Desperate and foolish folk on UK Workshop asked for a brain dump on making a basic shooting board - this is it. You'll find a basket of eggs to suck on your left...

 
Before we go any further, naming of parts.
The first crucial step is to stop worrying about the details. Making a shooting board is not rocket science. Only one thing is really important at the planning stage - the thickness of the upper board that the sole of the plane runs against must be greater than the thickness of the sides of the plane you intend to use. This'll explain the perrenial question "Why doesn't the shooting board get planed away?" too.
In the shot above you can see the blade extends right down to, and beyond, the surface of the upper board. But here on the left the dark area is where the blade doesn’t reach right to the side of the mouth, and thus the blade isn’t planing into the guiding edge at all. So it's not exactly "side thickness", but you know what I mean.

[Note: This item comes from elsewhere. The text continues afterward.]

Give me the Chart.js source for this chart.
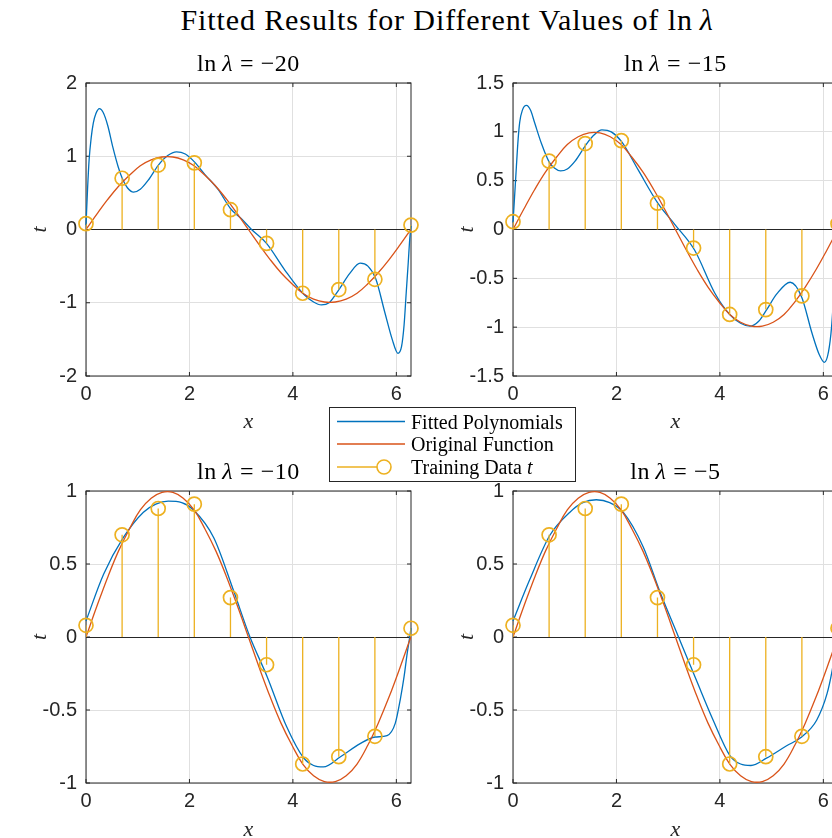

Huh? I hear you say. Well, if it’s thinner then you’ll just plane a step in the work piece. With luck this terrible graphic might explain..
And here’s what it looks like in practice using the thick-sided Veritas bevel-up panel plane on a board designed for the thinner-sided Lie-Nielsen bevel-up smoother. Notice how the whole of the end has yet to be planed because the plane has been stopped by the step that’s been formed? That’s exactly the same thing that happens to the guiding edge of the shooting board itself, and what stops it being planed away.
Might be easier to see in this shot. Still don’t get it? Well try making a board with the upper board thinner than the sides of you plane and see what happens. Or you could just take mine and generations of previous woodworkers' word for it.